**WHAT IS REQUIRED**
Reproduce the lines of the material exactly, excluding every image.

— START OF STORED DATA —

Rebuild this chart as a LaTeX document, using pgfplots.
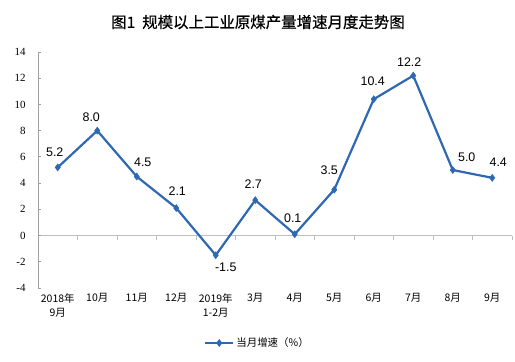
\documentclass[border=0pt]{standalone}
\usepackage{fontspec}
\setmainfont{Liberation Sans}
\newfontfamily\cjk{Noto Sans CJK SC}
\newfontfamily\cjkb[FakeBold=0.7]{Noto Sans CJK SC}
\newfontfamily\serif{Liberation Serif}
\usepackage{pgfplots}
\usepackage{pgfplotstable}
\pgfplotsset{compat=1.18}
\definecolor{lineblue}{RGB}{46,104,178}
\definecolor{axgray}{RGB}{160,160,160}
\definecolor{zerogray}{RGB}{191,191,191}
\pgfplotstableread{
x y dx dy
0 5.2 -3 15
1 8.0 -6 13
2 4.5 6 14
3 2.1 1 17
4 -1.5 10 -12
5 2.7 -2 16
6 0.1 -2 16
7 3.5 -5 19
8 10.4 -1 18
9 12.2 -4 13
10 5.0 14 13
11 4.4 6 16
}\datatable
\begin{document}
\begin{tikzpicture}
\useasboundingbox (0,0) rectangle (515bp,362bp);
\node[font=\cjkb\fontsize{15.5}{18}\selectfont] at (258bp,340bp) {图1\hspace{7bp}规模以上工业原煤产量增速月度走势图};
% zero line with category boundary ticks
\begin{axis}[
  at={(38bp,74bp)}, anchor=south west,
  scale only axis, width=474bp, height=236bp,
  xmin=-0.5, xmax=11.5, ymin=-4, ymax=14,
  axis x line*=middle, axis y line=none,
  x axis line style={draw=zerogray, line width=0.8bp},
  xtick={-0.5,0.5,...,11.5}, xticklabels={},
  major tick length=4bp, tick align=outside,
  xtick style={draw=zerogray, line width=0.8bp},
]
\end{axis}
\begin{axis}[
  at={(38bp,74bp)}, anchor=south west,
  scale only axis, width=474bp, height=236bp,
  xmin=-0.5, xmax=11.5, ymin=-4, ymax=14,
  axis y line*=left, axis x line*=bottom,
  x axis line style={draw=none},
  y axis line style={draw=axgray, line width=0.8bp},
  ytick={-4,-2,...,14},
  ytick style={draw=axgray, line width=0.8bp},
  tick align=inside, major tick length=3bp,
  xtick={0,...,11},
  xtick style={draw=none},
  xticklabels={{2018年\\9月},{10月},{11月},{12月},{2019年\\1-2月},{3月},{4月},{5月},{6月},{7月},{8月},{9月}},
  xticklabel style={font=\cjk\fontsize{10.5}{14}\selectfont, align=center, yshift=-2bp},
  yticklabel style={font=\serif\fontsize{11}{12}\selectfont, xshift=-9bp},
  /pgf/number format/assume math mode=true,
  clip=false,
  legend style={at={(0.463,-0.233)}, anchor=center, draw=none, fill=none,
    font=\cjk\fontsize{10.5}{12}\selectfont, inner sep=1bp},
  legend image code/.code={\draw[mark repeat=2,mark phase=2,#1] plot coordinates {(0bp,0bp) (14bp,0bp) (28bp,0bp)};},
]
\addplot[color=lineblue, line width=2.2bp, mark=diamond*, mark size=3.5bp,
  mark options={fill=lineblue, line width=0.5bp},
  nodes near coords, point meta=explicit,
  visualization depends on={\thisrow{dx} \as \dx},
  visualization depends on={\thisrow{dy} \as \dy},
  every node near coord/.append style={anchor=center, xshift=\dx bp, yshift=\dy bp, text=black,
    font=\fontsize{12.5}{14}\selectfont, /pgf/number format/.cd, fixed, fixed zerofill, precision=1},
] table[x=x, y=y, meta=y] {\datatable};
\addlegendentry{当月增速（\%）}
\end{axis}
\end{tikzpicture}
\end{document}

— END OF STORED DATA —

**FINISHED EXERCISE**
Rebuild this chart as a LaTeX document, using pgfplots.
\documentclass[border=0pt]{standalone}
\usepackage{fontspec}
\setmainfont{Liberation Sans}
\newfontfamily\cjk{Noto Sans CJK SC}
\newfontfamily\cjkb[FakeBold=0.7]{Noto Sans CJK SC}
\newfontfamily\serif{Liberation Serif}
\usepackage{pgfplots}
\usepackage{pgfplotstable}
\pgfplotsset{compat=1.18}
\definecolor{lineblue}{RGB}{46,104,178}
\definecolor{axgray}{RGB}{160,160,160}
\definecolor{zerogray}{RGB}{191,191,191}
\pgfplotstableread{
x y dx dy
0 5.2 -3 15
1 8.0 -6 13
2 4.5 6 14
3 2.1 1 17
4 -1.5 10 -12
5 2.7 -2 16
6 0.1 -2 16
7 3.5 -5 19
8 10.4 -1 18
9 12.2 -4 13
10 5.0 14 13
11 4.4 6 16
}\datatable
\begin{document}
\begin{tikzpicture}
\useasboundingbox (0,0) rectangle (515bp,362bp);
\node[font=\cjkb\fontsize{15.5}{18}\selectfont] at (258bp,340bp) {图1\hspace{7bp}规模以上工业原煤产量增速月度走势图};
% zero line with category boundary ticks
\begin{axis}[
  at={(38bp,74bp)}, anchor=south west,
  scale only axis, width=474bp, height=236bp,
  xmin=-0.5, xmax=11.5, ymin=-4, ymax=14,
  axis x line*=middle, axis y line=none,
  x axis line style={draw=zerogray, line width=0.8bp},
  xtick={-0.5,0.5,...,11.5}, xticklabels={},
  major tick length=4bp, tick align=outside,
  xtick style={draw=zerogray, line width=0.8bp},
]
\end{axis}
\begin{axis}[
  at={(38bp,74bp)}, anchor=south west,
  scale only axis, width=474bp, height=236bp,
  xmin=-0.5, xmax=11.5, ymin=-4, ymax=14,
  axis y line*=left, axis x line*=bottom,
  x axis line style={draw=none},
  y axis line style={draw=axgray, line width=0.8bp},
  ytick={-4,-2,...,14},
  ytick style={draw=axgray, line width=0.8bp},
  tick align=inside, major tick length=3bp,
  xtick={0,...,11},
  xtick style={draw=none},
  xticklabels={{2018年\\9月},{10月},{11月},{12月},{2019年\\1-2月},{3月},{4月},{5月},{6月},{7月},{8月},{9月}},
  xticklabel style={font=\cjk\fontsize{10.5}{14}\selectfont, align=center, yshift=-2bp},
  yticklabel style={font=\serif\fontsize{11}{12}\selectfont, xshift=-9bp},
  /pgf/number format/assume math mode=true,
  clip=false,
  legend style={at={(0.463,-0.233)}, anchor=center, draw=none, fill=none,
    font=\cjk\fontsize{10.5}{12}\selectfont, inner sep=1bp},
  legend image code/.code={\draw[mark repeat=2,mark phase=2,#1] plot coordinates {(0bp,0bp) (14bp,0bp) (28bp,0bp)};},
]
\addplot[color=lineblue, line width=2.2bp, mark=diamond*, mark size=3.5bp,
  mark options={fill=lineblue, line width=0.5bp},
  nodes near coords, point meta=explicit,
  visualization depends on={\thisrow{dx} \as \dx},
  visualization depends on={\thisrow{dy} \as \dy},
  every node near coord/.append style={anchor=center, xshift=\dx bp, yshift=\dy bp, text=black,
    font=\fontsize{12.5}{14}\selectfont, /pgf/number format/.cd, fixed, fixed zerofill, precision=1},
] table[x=x, y=y, meta=y] {\datatable};
\addlegendentry{当月增速（\%）}
\end{axis}
\end{tikzpicture}
\end{document}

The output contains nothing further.